Dans cette vidéo diffusée le 5 janvier, le propagandiste citait le nom de Mohamed Tadjadit parmi les ennemis du pays qui utilisent le hashtag #maranichradi (je ne suis pas satisfait) en le menaçant de mort. Il se pourrait donc que le jeune homme ait été emprisonné pour son implication présumée dans la création de ce hashtag qui fait trembler le pouvoir, à travers lequel les Algériens communiquent leur mécontentement et dénoncent leurs conditions de vie sur les réseaux sociaux depuis le mois de décembre. En effet, depuis le 25 décembre, le régime d’Alger a procédé à une vague d’arrestations sans précédent qui a visé une centaine de personnes ayant diffusé ce hashtag sur les réseaux sociaux.

Abdelwakil Blamm, l’une des dernières voix libres du journalisme algérien

Le journaliste Abdelwakil Blamm fait justement partie de ces personnes arrêtées pour avoir diffusé le hashtag #maranishradi. Le 5 janvier 2025, plusieurs jours après qu’il a disparu sans donner de nouvelles, le parquet près le tribunal de Chéraga a annoncé son arrestation suite à une enquête confiée à la Direction générale de la sécurité intérieure. Selon les résultats de cette enquête, il aurait publié des informations fausses et tendancieuses sur Facebook visant à «créer la discorde au sein de l’opinion publique», est-il mentionné dans le communiqué, et «effectué plusieurs appels et correspondances avec des terroristes établis en dehors du territoire national».

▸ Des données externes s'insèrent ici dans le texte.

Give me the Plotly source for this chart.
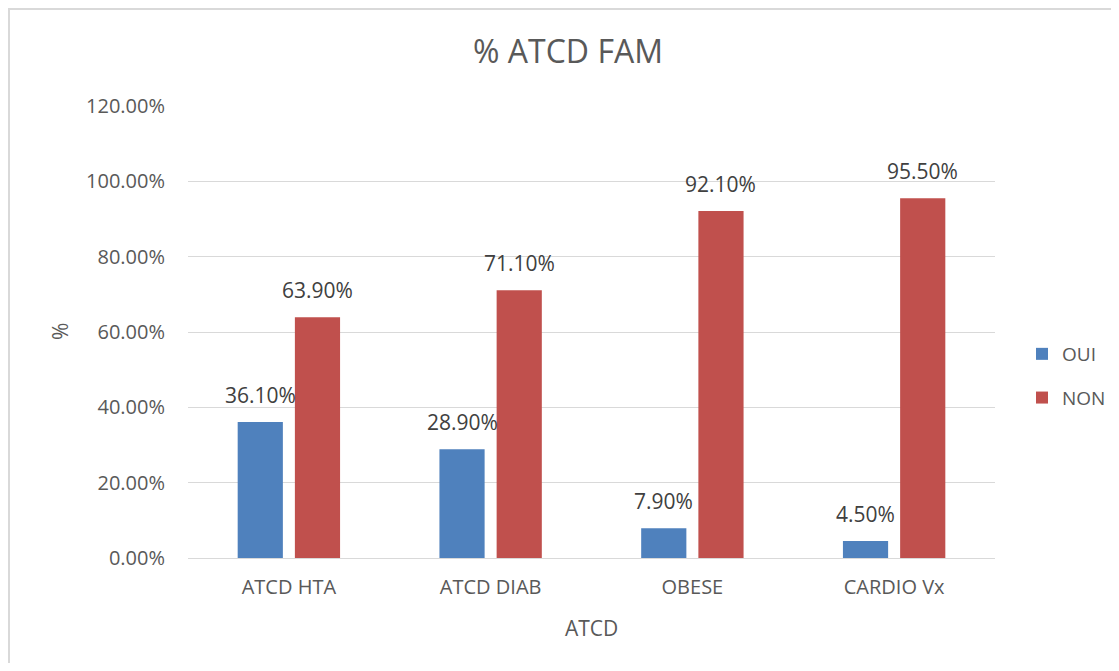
import plotly.graph_objects as go

# données
categories = ["ATCD HTA", "ATCD DIAB", "OBESE", "CARDIO Vx"]
oui = [0.361, 0.289, 0.079, 0.045]
non = [0.639, 0.711, 0.921, 0.955]
series = [("OUI", oui, "#4F81BD", -28.6), ("NON", non, "#C0504D", 28.6)]

# la page ajoute une marge de 8 px autour de la figure
OFF = 8
W, H = 1119 - 2 * OFF, 671 - 2 * OFF
L, T = 188 - OFF, 106 - OFF
R = W - (995 - OFF)
B = H - (558 - OFF)
pw, ph = W - L - R, H - T - B


def px(x):
    # position horizontale (pixels de la page) -> coordonnée paper
    return (x - OFF - L) / pw


def py(y):
    return (H - B - (y - OFF)) / ph


FONT = "Open Sans, Liberation Sans, sans-serif"
GREY = "#595959"

fig = go.Figure()
annotations = []
for name, vals, color, shift in series:
    fig.add_trace(go.Bar(
        x=categories, y=vals, name=name, legendgroup=name,
        marker=dict(color=color, line=dict(width=0)),
        hoverinfo="x+y",
    ))
    # étiquettes de données au-dessus des barres
    for cat, v in zip(categories, vals):
        annotations.append(dict(
            x=cat, y=v, xref="x", yref="y", text=f"{v * 100:.2f}%",
            showarrow=False, xshift=shift, yshift=11, yanchor="bottom",
            font=dict(family=FONT, size=21, color="#404040"),
        ))

# titres des axes
annotations.append(dict(
    x=px(60), y=py(332), xref="paper", yref="paper", text="%", showarrow=False,
    xanchor="center", yanchor="middle",
    textangle=-90, font=dict(family=FONT, size=21, color=GREY),
))
annotations.append(dict(
    x=px(591), y=py(628), xref="paper", yref="paper", xanchor="center", yanchor="middle",
    text="ATCD", showarrow=False, font=dict(family=FONT, size=21, color=GREY),
))

fig.update_layout(
    width=W, height=H,
    margin=dict(l=L, r=R, t=T, b=B, autoexpand=False),
    paper_bgcolor="white", plot_bgcolor="white",
    title=dict(text="% ATCD FAM", x=(568 - OFF) / W, xanchor="center", xref="container",
               y=1 - (52 - OFF) / H, yanchor="middle", yref="container",
               font=dict(family=FONT, size=32, color=GREY)),
    barmode="group", bargap=0.433, bargroupgap=0.21,
    showlegend=True,
    legend=dict(x=px(1022), y=py(376), xanchor="left", yanchor="middle",
                font=dict(family=FONT, size=19, color=GREY),
                traceorder="grouped", tracegroupgap=16, itemwidth=30),
    annotations=annotations,
    shapes=[
        # cadre gris du graphique (haut et gauche)
        dict(type="line", xref="paper", yref="paper",
             x0=px(8), x1=px(1140), y0=py(9), y1=py(9),
             line=dict(color="#D9D9D9", width=2)),
        dict(type="line", xref="paper", yref="paper",
             x0=px(9), x1=px(9), y0=py(9), y1=py(700),
             line=dict(color="#D9D9D9", width=2)),
    ],
)

fig.update_yaxes(range=[0, 1.2001], dtick=0.2, tickformat=".2%",
                 gridcolor="#D9D9D9", gridwidth=1, zeroline=False, showline=False,
                 ticks="", ticklabelstandoff=22,
                 tickfont=dict(family=FONT, size=20, color=GREY))
fig.update_xaxes(showline=True, linecolor="#D9D9D9", linewidth=1, ticks="",
                 ticklabelstandoff=11,
                 tickfont=dict(family=FONT, size=20, color=GREY))

fig.write_html("out.html")
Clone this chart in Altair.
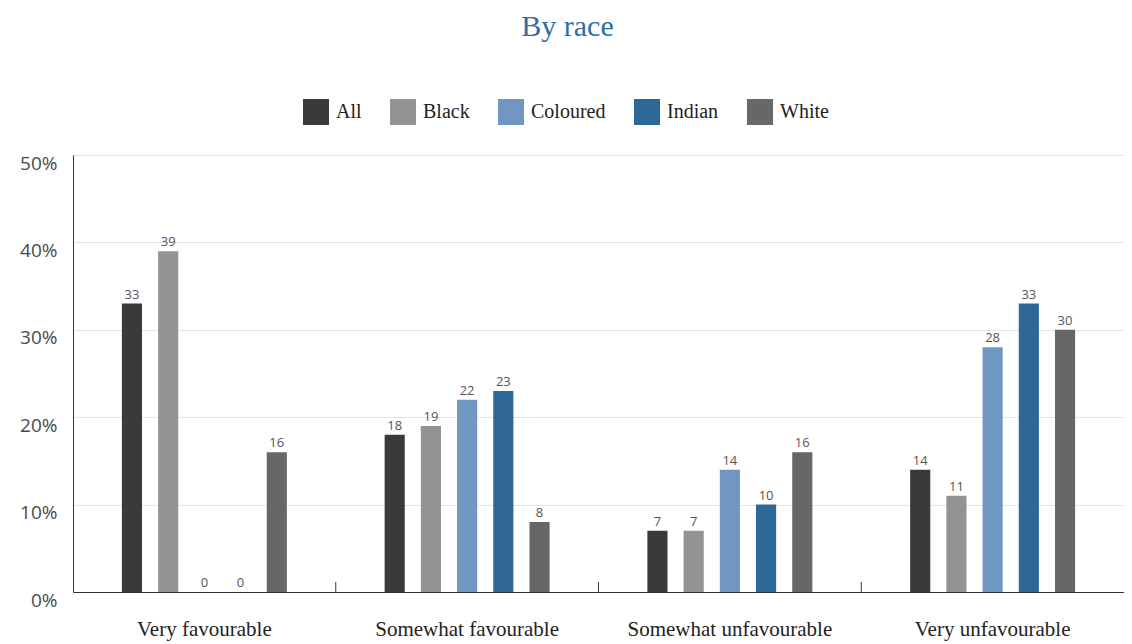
import altair as alt
import pandas as pd

categories = ["Very favourable", "Somewhat favourable", "Somewhat unfavourable", "Very unfavourable"]
groups = ["All", "Black", "Coloured", "Indian", "White"]
colors = ["#3a3a3a", "#939396", "#6f97c2", "#2e6896", "#696765"]
values = {
    "All":      [33, 18, 7, 14],
    "Black":    [39, 19, 7, 11],
    "Coloured": [0, 22, 14, 28],
    "Indian":   [0, 23, 10, 33],
    "White":    [16, 8, 16, 30],
}
y_ticks = [0, 10, 20, 30, 40, 50]

rows = []
for g in groups:
    for c, v in zip(categories, values[g]):
        rows.append({"cat": c, "group": g, "value": v})
df = pd.DataFrame(rows)
tick_df = pd.DataFrame({"cat": categories[1:]})

W, H = 1051, 437
offset_domain = ["_pad_l"] + groups + ["_pad_r"]

x = alt.X("cat:N", sort=categories, title=None,
          scale=alt.Scale(paddingInner=0, paddingOuter=0),
          axis=alt.Axis(labelAngle=0, ticks=False, domain=True, domainColor="#333333",
                        labelFont="Liberation Serif", labelFontSize=21, labelColor="#222222",
                        labelPadding=26, labelLimit=0, grid=False))
xo = alt.XOffset("group:N",
                 scale=alt.Scale(domain=offset_domain, paddingInner=0.444, paddingOuter=0.35))
y = alt.Y("value:Q", title=None,
          scale=alt.Scale(domain=[0, 50], nice=False),
          axis=alt.Axis(values=y_ticks, labelExpr="datum.value + '%'", ticks=False,
                        domain=True, domainColor="#333333", gridColor="#e3e3e3",
                        labelFont="Open Sans", labelFontSize=19, labelColor="#4a4a4a",
                        labelPadding=16, labelOffset=8))

bars = alt.Chart(df).mark_bar().encode(
    x=x, xOffset=xo, y=y,
    color=alt.Color("group:N", sort=groups,
                    scale=alt.Scale(domain=groups, range=colors),
                    legend=alt.Legend(title=None, orient="none", direction="horizontal",
                                      legendX=230, legendY=-56,
                                      symbolType="square", symbolSize=676,
                                      symbolStrokeWidth=0, symbolOpacity=1,
                                      labelFont="Liberation Serif", labelFontSize=20,
                                      labelColor="#222222", labelOffset=7,
                                      columnPadding=28)),
)

labels = alt.Chart(df).mark_text(dy=-9, font="Open Sans", fontSize=13, color="#555555").encode(
    x=alt.X("cat:N", sort=categories), xOffset=xo,
    y=alt.Y("value:Q"), text=alt.Text("value:Q"),
)

ticks = alt.Chart(tick_df).mark_rule(color="#333333", strokeWidth=1).encode(
    x=alt.X("cat:N", sort=categories, bandPosition=0),
    y=alt.value(H - 10), y2=alt.value(H),
)

chart = alt.layer(bars, labels, ticks).properties(
    width=W, height=H,
    title=alt.TitleParams("By race", font="Liberation Serif", fontSize=30,
                          fontWeight="normal", color="#2f6ea5", anchor="middle",
                          offset=57, dx=-31),
    autosize=alt.AutoSizeParams(type="none"),
    padding={"left": 65, "top": 147, "right": 0, "bottom": 52},
).configure_view(stroke=None)

chart.save("out.html", embed_options={"renderer": "svg", "actions": False})
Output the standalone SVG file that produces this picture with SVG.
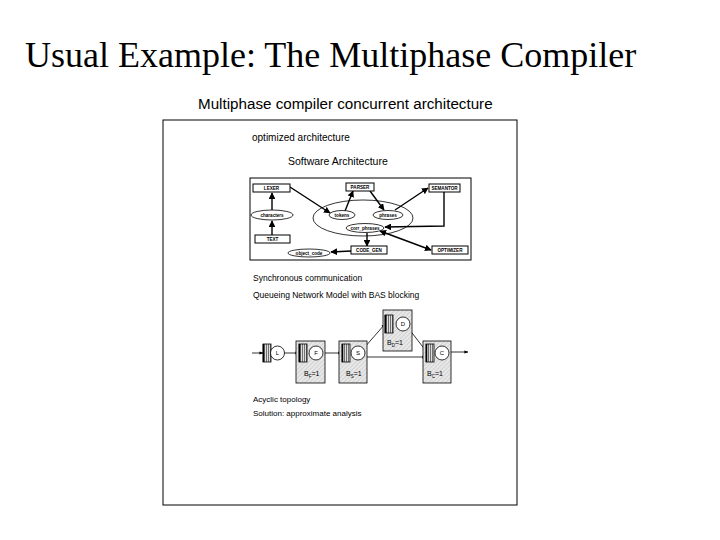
<svg xmlns="http://www.w3.org/2000/svg" width="720" height="540" viewBox="0 0 720 540">
<style>
.title{font-family:"Liberation Serif",serif;font-size:36px;fill:#000}
.sub{font-family:"Liberation Sans",Arial,sans-serif;font-size:15.2px;fill:#000}
.txt{font-family:"Liberation Sans",Arial,sans-serif;font-size:9px;fill:#000}
.lbl{font-family:"Liberation Sans",Arial,sans-serif;font-size:4.6px;font-weight:bold;fill:#000;text-anchor:middle}
.ql{font-family:"Liberation Sans",Arial,sans-serif;font-size:6px;fill:#000;text-anchor:middle}
.bl{font-family:"Liberation Sans",Arial,sans-serif;font-size:7px;fill:#000}
.box{fill:#fff;stroke:#000;stroke-width:1}
.ell{fill:#fff;stroke:#000;stroke-width:0.8}
.edge{fill:none;stroke:#000;stroke-width:1.4}
.qedge{fill:none;stroke:#000;stroke-width:0.8}
.station{fill:url(#hatch);stroke:#000;stroke-width:0.8}
.queue{fill:url(#stripes);stroke:#000;stroke-width:0.8}
.srv{fill:#fff;stroke:#000;stroke-width:0.8}
</style>
<defs>
<pattern id="hatch" width="3" height="3" patternUnits="userSpaceOnUse" patternTransform="rotate(45)">
<rect width="3" height="3" fill="#e8e8e8"/>
<line x1="0" y1="0" x2="0" y2="3" stroke="#a8a8a8" stroke-width="0.7"/>
</pattern>
<pattern id="stripes" width="2" height="4" patternUnits="userSpaceOnUse">
<rect width="2" height="4" fill="#ddd"/>
<line x1="0.5" y1="0" x2="0.5" y2="4" stroke="#555" stroke-width="0.8"/>
</pattern>
<marker id="ah" viewBox="0 0 10 10" refX="9" refY="5" markerWidth="4.8" markerHeight="4.8" orient="auto-start-reverse">
<path d="M0,0 L10,5 L0,10 z" fill="#000"/>
</marker>
<marker id="qa" viewBox="0 0 10 10" refX="9" refY="5" markerWidth="5" markerHeight="5" orient="auto">
<path d="M0,1 L10,5 L0,9 z" fill="#000"/>
</marker>
</defs>
<rect width="720" height="540" fill="#fff"/>
<text class="title" x="25" y="67">Usual Example: The Multiphase Compiler</text>
<text class="sub" x="198" y="109">Multiphase compiler concurrent architecture</text>
<rect x="163" y="120" width="354" height="385" fill="none" stroke="#000" stroke-width="1"/>
<text class="txt" x="252" y="141" style="font-size:10px">optimized architecture</text>
<text class="txt" x="288" y="165" style="font-size:10.5px">Software Architecture</text>
<rect x="250" y="178" width="221" height="82" fill="none" stroke="#000" stroke-width="1"/>

<g id="connectors">
<line class="edge" x1="272" y1="210" x2="272" y2="193" marker-end="url(#ah)"/>
<line class="edge" x1="272" y1="235" x2="272" y2="221" marker-end="url(#ah)"/>
<line class="edge" x1="290" y1="187" x2="330" y2="213" marker-end="url(#ah)"/>
<line class="edge" x1="345" y1="211" x2="353" y2="191" marker-end="url(#ah)"/>
<line class="edge" x1="370" y1="191" x2="384" y2="210" marker-end="url(#ah)"/>
<line class="edge" x1="395" y1="210" x2="428" y2="188" marker-end="url(#ah)"/>
<polyline class="edge" points="444,192 444,226 385,227" marker-end="url(#ah)"/>
<line class="edge" x1="380" y1="231" x2="431" y2="250" marker-start="url(#ah)" marker-end="url(#ah)"/>
<line class="edge" x1="367" y1="233" x2="367" y2="246" marker-end="url(#ah)"/>
<line class="edge" x1="351" y1="251" x2="331" y2="252" marker-end="url(#ah)"/>
<line class="qedge" x1="252" y1="353" x2="263" y2="353" marker-end="url(#qa)"/>
<line class="qedge" x1="284" y1="353" x2="299" y2="353" marker-end="url(#qa)"/>
<line class="qedge" x1="323" y1="353" x2="342" y2="353" marker-end="url(#qa)"/>
<line class="qedge" x1="364" y1="348" x2="385" y2="324" marker-end="url(#qa)"/>
<line class="qedge" x1="365" y1="357" x2="426" y2="357" marker-end="url(#qa)"/>
<line class="qedge" x1="409" y1="329" x2="426" y2="351" marker-end="url(#qa)"/>
<line class="qedge" x1="449" y1="352" x2="468" y2="352" marker-end="url(#qa)"/>
</g>

<ellipse cx="363" cy="218" rx="50" ry="18" fill="none" stroke="#000" stroke-width="0.8"/>

<g id="lexer"><rect class="box" x="253" y="184" width="37" height="8"/><text class="lbl" x="271.5" y="189.8">LEXER</text></g>
<g id="parser"><rect class="box" x="346" y="183" width="28" height="8"/><text class="lbl" x="360" y="188.8">PARSER</text></g>
<g id="semantor"><rect class="box" x="429" y="184" width="31" height="8"/><text class="lbl" x="444.5" y="189.8">SEMANTOR</text></g>
<g id="characters"><ellipse class="ell" cx="272" cy="215" rx="21" ry="5"/><text class="lbl" x="272" y="216.8">characters</text></g>
<g id="tokens"><ellipse class="ell" cx="342" cy="215" rx="13" ry="4.5"/><text class="lbl" x="342" y="216.8">tokens</text></g>
<g id="phrases"><ellipse class="ell" cx="388" cy="215" rx="15" ry="4.5"/><text class="lbl" x="388" y="216.8">phrases</text></g>
<g id="corr_phrases"><ellipse class="ell" cx="365" cy="228" rx="19" ry="4.5"/><text class="lbl" x="365" y="229.8">corr_phrases</text></g>
<g id="text"><rect class="box" x="255" y="235" width="35" height="8"/><text class="lbl" x="272.5" y="240.8">TEXT</text></g>
<g id="object_code"><ellipse class="ell" cx="309" cy="253" rx="21" ry="4"/><text class="lbl" x="309" y="254.8">object_code</text></g>
<g id="code_gen"><rect class="box" x="351" y="246" width="36" height="8"/><text class="lbl" x="369" y="251.8">CODE_GEN</text></g>
<g id="optimizer"><rect class="box" x="432" y="246" width="36" height="8"/><text class="lbl" x="450" y="251.8">OPTIMIZER</text></g>

<text class="txt" x="253" y="281" style="font-size:8.5px">Synchronous communication</text>
<text class="txt" x="253" y="298" style="font-size:8.5px">Queueing Network Model with BAS blocking</text>

<g id="st-L">
<rect class="queue" x="263" y="344" width="8" height="18"/>
<line x1="263.5" y1="344" x2="263.5" y2="362" stroke="#000" stroke-width="1.5"/>
<circle class="srv" cx="277.5" cy="353" r="7"/><text class="ql" x="277.5" y="355">L</text>
</g>
<g id="st-F">
<rect class="station" x="296" y="341" width="29" height="42"/>
<rect class="queue" x="299" y="344" width="8" height="18"/>
<line x1="299.5" y1="344" x2="299.5" y2="362" stroke="#000" stroke-width="1.5"/>
<circle class="srv" cx="316" cy="353" r="7"/><text class="ql" x="316" y="355">F</text>
<text class="bl" x="304" y="376">B<tspan font-size="4.5" dy="1.5">F</tspan><tspan dy="-1.5">=1</tspan></text>
</g>
<g id="st-S">
<rect class="station" x="339" y="341" width="28" height="42"/>
<rect class="queue" x="342" y="344" width="8" height="18"/>
<line x1="342.5" y1="344" x2="342.5" y2="362" stroke="#000" stroke-width="1.5"/>
<circle class="srv" cx="358" cy="353" r="7"/><text class="ql" x="358" y="355">S</text>
<text class="bl" x="346" y="376">B<tspan font-size="4.5" dy="1.5">S</tspan><tspan dy="-1.5">=1</tspan></text>
</g>
<g id="st-D">
<rect class="station" x="383" y="310" width="29" height="41"/>
<rect class="queue" x="385" y="315" width="8" height="18"/>
<line x1="385.5" y1="315" x2="385.5" y2="333" stroke="#000" stroke-width="1.5"/>
<circle class="srv" cx="403" cy="324" r="7"/><text class="ql" x="403" y="326">D</text>
<text class="bl" x="387" y="345">B<tspan font-size="4.5" dy="1.5">D</tspan><tspan dy="-1.5">=1</tspan></text>
</g>
<g id="st-C">
<rect class="station" x="423" y="341" width="28" height="42"/>
<rect class="queue" x="426" y="344" width="8" height="18"/>
<line x1="426.5" y1="344" x2="426.5" y2="362" stroke="#000" stroke-width="1.5"/>
<circle class="srv" cx="442" cy="353" r="7"/><text class="ql" x="442" y="355">C</text>
<text class="bl" x="427" y="376">B<tspan font-size="4.5" dy="1.5">C</tspan><tspan dy="-1.5">=1</tspan></text>
</g>

<text class="txt" x="253" y="402" style="font-size:8px">Acyclic topology</text>
<text class="txt" x="253" y="416" style="font-size:8px">Solution: approximate analysis</text>
</svg>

Il est ainsi poursuivi pour «participation à une organisation terroriste en connaissance de ses buts et activité, diffusion de fausses nouvelles susceptibles de porter atteinte à la sécurité et à l’ordre publics ainsi que l’atteinte à l’intégrité de l’unité nationale».

L’arrestation de Abdelwakil Blamm n’est malheureusement pas une surprise, celui-ci étant dans le viseur des autorités algériennes depuis 2014, date à laquelle il a cofondé le mouvement «Barakat» qui s’est opposé fermement à la réélection pour un quatrième mandat de Abdelaziz Bouteflika. Puis en 2019, son militantisme s’est cette fois-ci exprimé dans le cadre du Hirak, dont il est devenu l’un des principaux activistes, mettant depuis sa plume au service de la liberté d’expression sur son compte Facebook afin de dénoncer les exactions du régime au pouvoir.

La pression internationale pour libérer Boualem Sansal va s’étendre à d’autres détenus d’opinion, dont le poète Mohamed Tadjadit et le journaliste Abdelwakil Blamm.